### Exercise
Pictures excluded, reproduce exactly the lines below from the one with "Rebuild this chart" through the one with "import seaborn as sns", both included.

##########

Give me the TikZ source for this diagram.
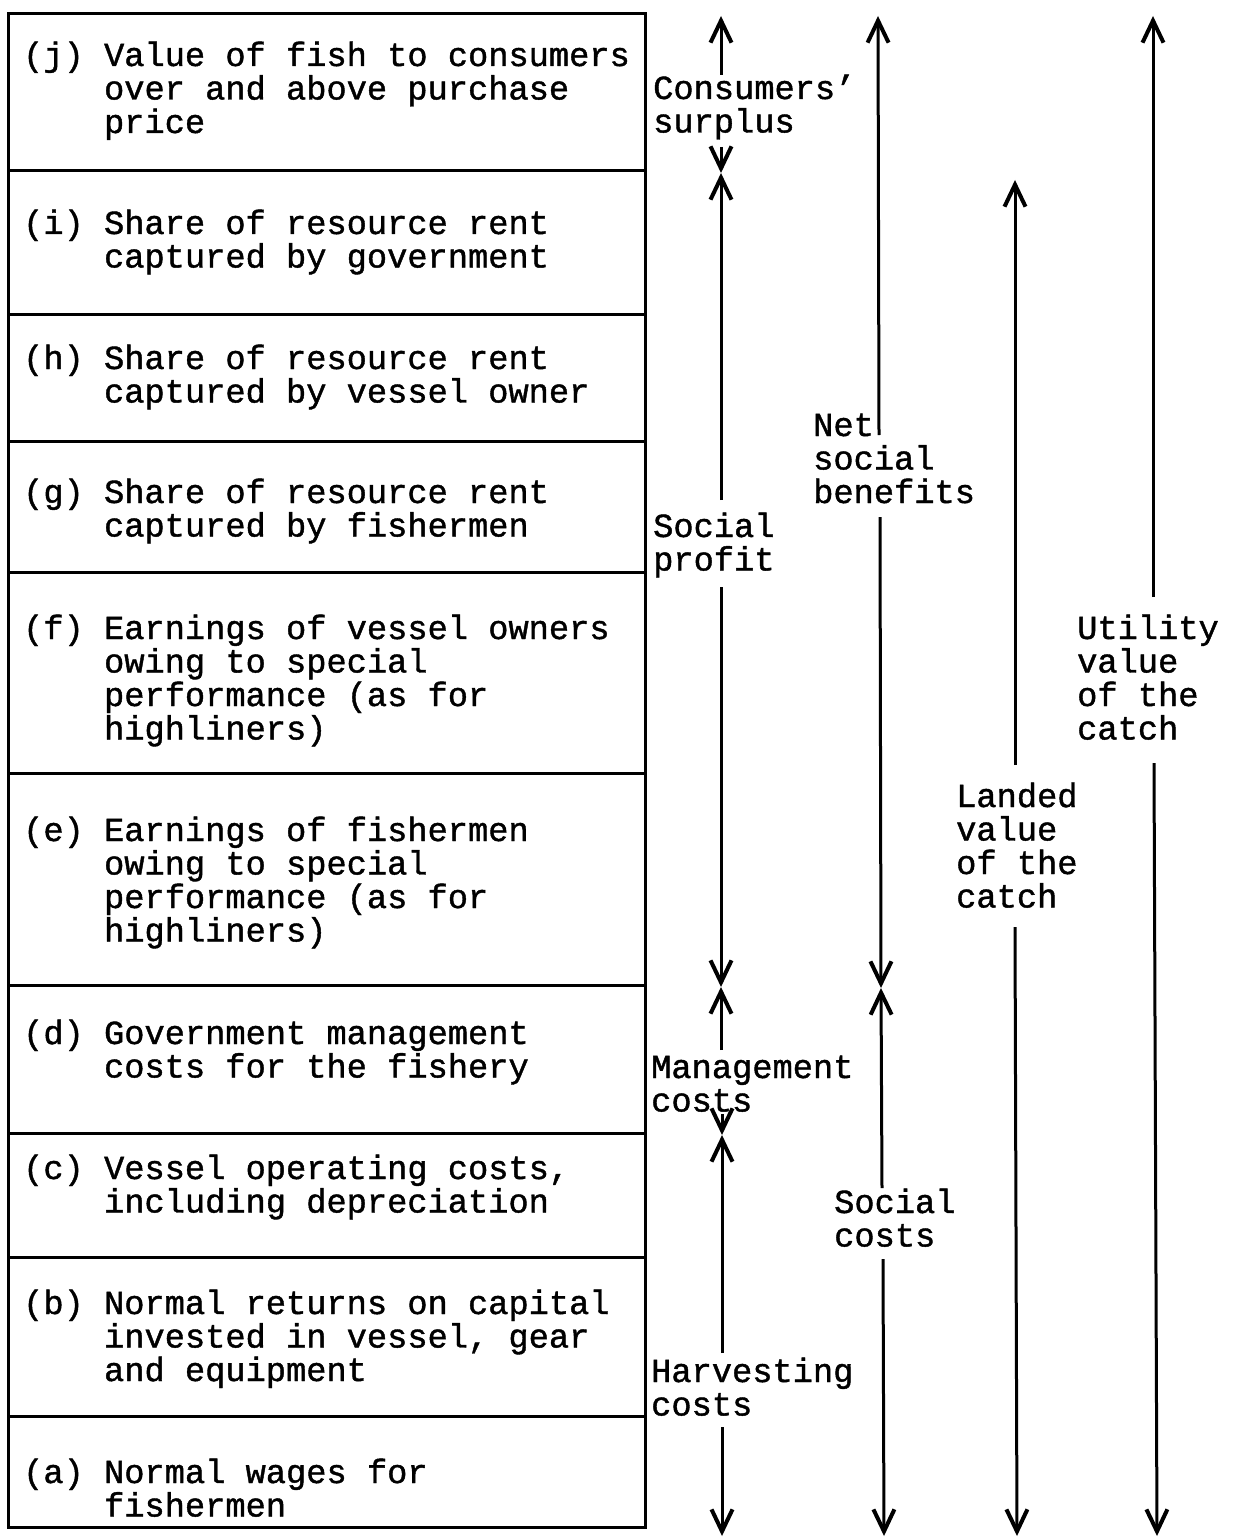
\documentclass[tikz,border=0pt]{standalone}
\usepackage{fontspec}
\setmainfont{Liberation Mono}[FakeBold=1.2]
\usetikzlibrary{arrows.meta}
\newcommand\tfont{\fontsize{33.7pt}{33.5pt}\selectfont}
\newcommand\ind{\hspace*{2.4em}}
\tikzset{
  txt/.style={anchor=base west, inner sep=0pt, align=left, font=\tfont},
  frame/.style={line width=3pt},
  arr/.style={line width=3pt, -{Straight Barb[length=22pt,width=21pt,line width=4pt]}}
}
\begin{document}
\begin{tikzpicture}[x=1pt,y=-1pt]
\useasboundingbox (0,0) rectangle (1232,1538);
% frame and dividers
\draw[frame] (8,14) rectangle (645,1527);
\foreach \yy in {171,314,441,572,773,985,1133,1257,1416}
  \draw[frame] (8,\yy) -- (645,\yy);
% left items (anchor = baseline of last line)
\node[txt] (j) at (23,133) {(j) Value of fish to consumers\\\ind over and above purchase\\\ind price};
\node[txt] (i) at (23,267.5) {(i) Share of resource rent\\\ind captured by government};
\node[txt] (h) at (23,402.5) {(h) Share of resource rent\\\ind captured by vessel owner};
\node[txt] (g) at (23,536.5) {(g) Share of resource rent\\\ind captured by fishermen};
\node[txt] (f) at (23,739.5) {(f) Earnings of vessel owners\\\ind owing to special\\\ind performance (as for\\\ind highliners)};
\node[txt] (e) at (23,941.5) {(e) Earnings of fishermen\\\ind owing to special\\\ind performance (as for\\\ind highliners)};
\node[txt] (d) at (23,1077.5) {(d) Government management\\\ind costs for the fishery};
\node[txt] (c) at (23,1212.5) {(c) Vessel operating costs,\\\ind including depreciation};
\node[txt] (b) at (23,1381) {(b) Normal returns on capital\\\ind invested in vessel, gear\\\ind and equipment};
\node[txt] (a) at (23,1516.5) {(a) Normal wages for\\\ind fishermen};
% right labels
\node[txt] (cs) at (653,132.5) {Consumers'\\surplus};
\node[txt] (sp) at (653,570.5) {Social\\profit};
\node[txt] (mc) at (651,1111.5) {Management\\costs};
\node[txt] (hc) at (651,1415.5) {Harvesting\\costs};
\node[txt] (nsb) at (813,503) {Net\\social\\benefits};
\node[txt] (sc) at (834,1246.5) {Social\\costs};
\node[txt] (lv) at (956,907.5) {Landed\\value\\of the\\catch};
\node[txt] (uv) at (1077,739.5) {Utility\\value\\of the\\catch};
% coordinates column 1
\coordinate (c1top) at (721,16);
\coordinate (c1x1) at (721,173);
\coordinate (c1x2) at (721,987);
\coordinate (c1x3) at (722,1135);
\coordinate (c1bot) at (722,1536);
\coordinate (cs1) at (721,75);
\coordinate (cs2) at (721,147);
\coordinate (sp1) at (721,500);
\coordinate (sp2) at (721,587);
\coordinate (mc1) at (721,1050);
\coordinate (mc2) at (722,1114);
\coordinate (hc1) at (722,1353);
\coordinate (hc2) at (722,1427);
% column 2
\coordinate (c2top) at (878,16);
\coordinate (c2x) at (881,988);
\coordinate (c2bot) at (884,1536);
\coordinate (nsb1) at (879,435);
\coordinate (nsb2) at (880,517);
\coordinate (sc1) at (882,1188);
\coordinate (sc2) at (883,1259);
% column 3
\coordinate (c3top) at (1015,180);
\coordinate (c3bot) at (1017,1536);
\coordinate (lv1) at (1015,765);
\coordinate (lv2) at (1015,927);
% column 4
\coordinate (c4top) at (1153,16);
\coordinate (c4bot) at (1157,1536);
\coordinate (uv1) at (1153,597);
\coordinate (uv2) at (1154,763);
% arrows
\draw[arr] (cs1) -- (c1top);
\draw[arr] (cs2) -- (c1x1);
\draw[arr] (sp1) -- (c1x1);
\draw[arr] (sp2) -- (c1x2);
\draw[arr] (mc1) -- (c1x2);
\draw[arr] (mc2) -- (c1x3);
\draw[arr] (hc1) -- (c1x3);
\draw[arr] (hc2) -- (c1bot);
\draw[arr] (nsb1) -- (c2top);
\draw[arr] (nsb2) -- (c2x);
\draw[arr] (sc1) -- (c2x);
\draw[arr] (sc2) -- (c2bot);
\draw[arr] (lv1) -- (c3top);
\draw[arr] (lv2) -- (c3bot);
\draw[arr] (uv1) -- (c4top);
\draw[arr] (uv2) -- (c4bot);
\end{tikzpicture}
\end{document}
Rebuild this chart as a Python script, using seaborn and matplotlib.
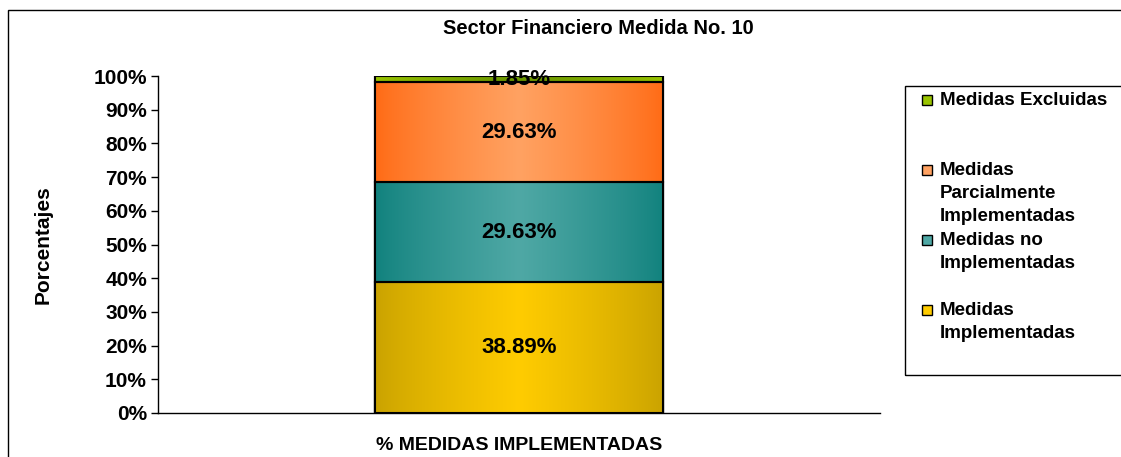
import numpy as np
import pandas as pd
import matplotlib
matplotlib.use("Agg")
import matplotlib.pyplot as plt
from matplotlib.colors import to_rgb
from matplotlib.patches import Rectangle
import seaborn as sns

# ---- data ----
category = "% MEDIDAS IMPLEMENTADAS"
series = ["Medidas Implementadas", "Medidas no Implementadas",
          "Medidas Parcialmente Implementadas", "Medidas Excluidas"]
legend_labels = ["Medidas\nImplementadas", "Medidas no\nImplementadas",
                 "Medidas\nParcialmente\nImplementadas", "Medidas Excluidas"]
values = [38.89, 29.63, 29.63, 1.85]
value_labels = ["38.89%", "29.63%", "29.63%", "1.85%"]
yticks = [0, 10, 20, 30, 40, 50, 60, 70, 80, 90, 100]
title = "Sector Financiero Medida No. 10"
ylabel = "Porcentajes"

edge_cols = ["#C9A200", "#10817D", "#FF6A14", "#99C400"]
center_cols = ["#FFCC00", "#4FA8A5", "#FFA262", "#6A9600"]

sns.set_theme(style="white")
plt.rcParams['font.family'] = ['Liberation Sans', 'DejaVu Sans']
plt.rcParams.update({"text.color": "black", "axes.labelcolor": "black",
                     "xtick.color": "black", "ytick.color": "black"})

fig = plt.figure(figsize=(11.21, 4.57), dpi=100)
ax = fig.add_axes([158/1121, 1-413/457, (880-158)/1121, (413-76)/457])

df = pd.DataFrame({"cat": [category]*len(series), "serie": series,
                   "val": values})
df["top"] = df["val"].cumsum()
df["bottom"] = df["top"] - df["val"]

# draw cumulative bars from the top series down (seaborn stacking)
for i in reversed(range(len(series))):
    sns.barplot(data=df.iloc[[i]], x="cat", y="top", ax=ax, width=0.4,
                color=center_cols[i], edgecolor="black", linewidth=1.5,
                errorbar=None, zorder=2)

# gradient fill for each segment
grad_x = np.linspace(0, 1, 256)
profile = np.clip(1 - np.abs(grad_x - 0.5) * 2, 0, 1) ** 0.8
for i in range(len(series)):
    e = np.array(to_rgb(edge_cols[i]))
    c = np.array(to_rgb(center_cols[i]))
    img = e[None, :] + (c - e)[None, :] * profile[:, None]
    img = img[None, :, :]
    x0, x1 = -0.2, 0.2
    y0, y1 = df["bottom"][i], df["top"][i]
    rect = Rectangle((x0, y0), x1 - x0, y1 - y0, facecolor="none",
                     edgecolor="black", linewidth=1.5, zorder=4)
    im = ax.imshow(img, extent=[x0, x1, y0, y1], aspect="auto", zorder=3,
                   interpolation="bilinear")
    ax.add_patch(rect)
    im.set_clip_path(rect)

for i in range(len(series)):
    ax.text(0, (df["bottom"][i] + df["top"][i]) / 2, value_labels[i],
            ha="center", va="center", fontsize=16, fontweight="bold",
            color="black", zorder=6)

ax.set_xlim(-0.5, 0.5)
ax.set_ylim(0, 100)
ax.set_yticks(yticks)
ax.set_yticklabels([f"{t}%" for t in yticks], fontsize=15, fontweight="bold")
ax.set_xticks([0])
ax.set_xticklabels([category], fontsize=14, fontweight="bold")
ax.set_xticks([-0.5, 0.5], minor=True)
ax.tick_params(axis="x", which="major", length=0, pad=17)
ax.tick_params(axis="x", which="minor", length=6, width=1, direction="out",
               color="black")
ax.tick_params(axis="y", length=5, width=1, direction="out", color="black",
               left=True, pad=3)
ax.set_xlabel("")
ax.set_ylabel(ylabel, fontsize=15, fontweight="bold", labelpad=29)
for s in ["top", "right"]:
    ax.spines[s].set_visible(False)
for s in ["left", "bottom"]:
    ax.spines[s].set_color("black")
    ax.spines[s].set_linewidth(1)
ax.grid(False)

# title
fig.text(598/1121, 1-28/457, title, ha="center", va="center",
         fontsize=14.5, fontweight="bold")

# outer frame
fig.patches.append(Rectangle((8/1121, -0.1), 1.2, 1-10/457+0.1,
                             transform=fig.transFigure, facecolor="none",
                             edgecolor="black", linewidth=1, clip_on=False))

# legend box (manual)
fig.patches.append(Rectangle((905/1121, 1-375/457), 0.3, (375-86)/457,
                             transform=fig.transFigure, facecolor="none",
                             edgecolor="black", linewidth=1, clip_on=False))
entry_y = [310, 240, 170, 100]
for i in range(len(series)):
    yy = 1 - entry_y[i]/457
    fig.patches.append(Rectangle((922/1121, yy - 5/457), 10/1121, 10/457,
                                 transform=fig.transFigure,
                                 facecolor=center_cols[i] if i < 3 else edge_cols[i],
                                 edgecolor="black", linewidth=1))
    fig.text(940/1121, yy + 8/457, legend_labels[i], ha="left", va="top",
             fontsize=13.5, fontweight="bold", linespacing=1.45)

fig.savefig("out.png", dpi=100)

##########

### Output of the exercise
Rebuild this chart as a Python script, using seaborn and matplotlib.
import numpy as np
import pandas as pd
import matplotlib
matplotlib.use("Agg")
import matplotlib.pyplot as plt
from matplotlib.colors import to_rgb
from matplotlib.patches import Rectangle
import seaborn as sns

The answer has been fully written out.